CLEVELAND — A bit of fireworks happened Monday between some Cleveland City Council members and the mayor’s administration. It was all during a heated debate about city streets.
There are new details now about money for street resurfacing and what needs to be done. But we also found there’s a glaring difference in which side of Cleveland has gotten the most assets so far.
We asked Jamarae Garner what it’s like for him to drive Cleveland streets.
“Oh, horrible! Just horrible,” he said.
He lives on Laisy Avenue on Cleveland’s east side. It’s an area that’s gotten little attention according to a map presented today during the meeting.
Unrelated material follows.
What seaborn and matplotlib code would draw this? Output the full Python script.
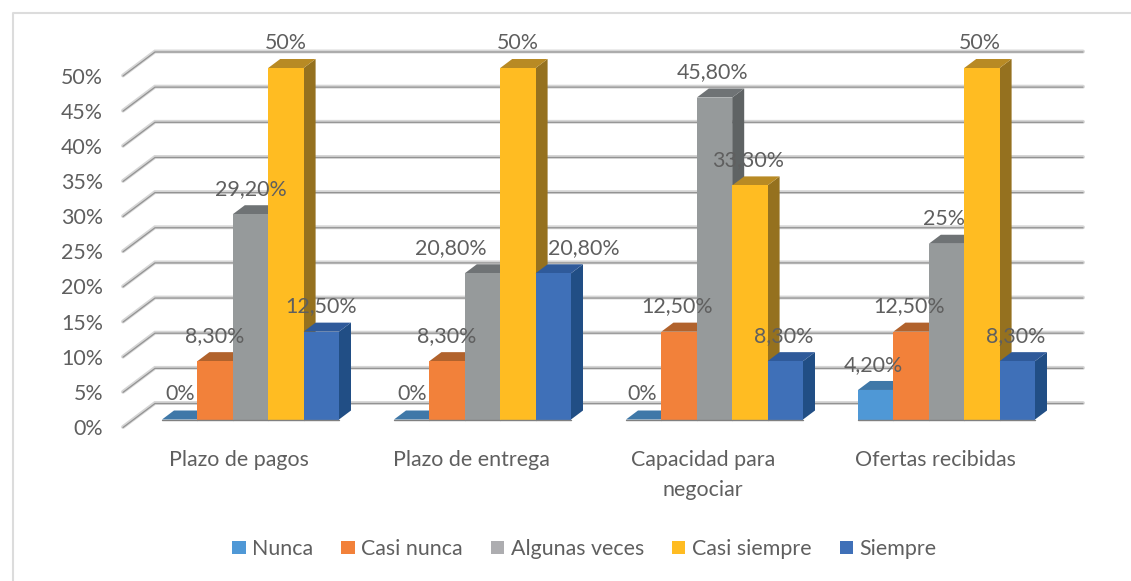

It shows blue, yellow, and red sections of streets all across the city. The blue ones are the good streets. Yellows and reds are rated D and F, respectively. The west side of Cleveland has a ton of blues but there are big pockets on the East Side with the failing colors.
“I was just totally dismayed by what I saw,” said Councilman Mike Polensek. His ward is on the East Side. He feels like his ward has been mistreated by the funding for streets. “I have to tell people to make sure that they have their false teeth glued in good (when they’re driving in the ward),” said Polensek during the meeting.
Cleveland's Chief Operating Officer Darnell Brown laid out that each ward this year will get a minimum of $400,000 then anything above that will be based on worst streets first.
Councilman Blaine Griffin agreed with the plan and the study of road conditions done by Baker International. "It’s not a slip-shot, storefront company,” said Griffin. “This is actually a company that has a record of doing quality work across the country."
Council President Kevin Kelly said data should drive the conversation.
However, as part of our on-going investigation "Broken Roads, Broken System," 5 On Your Side Investigators have debunked many claims in the study that is helping to guide council.
Plus, a report presented today showed Raymond and Marah Avenues are rated an F, but when we checked them in person, they were perfectly fine looking like they had been repaved recently.
Garner had a message to City Hall about the rough streets he drives. “Get them done faster. Don't drag your feet. Just get it done."
The city said it’s upped the average Pavement Condition Rating for streets in Cleveland from a 67 to a 70. It's shooting for 75 for all streets in a 20-year time frame. They are currently in the fourth year of that plan.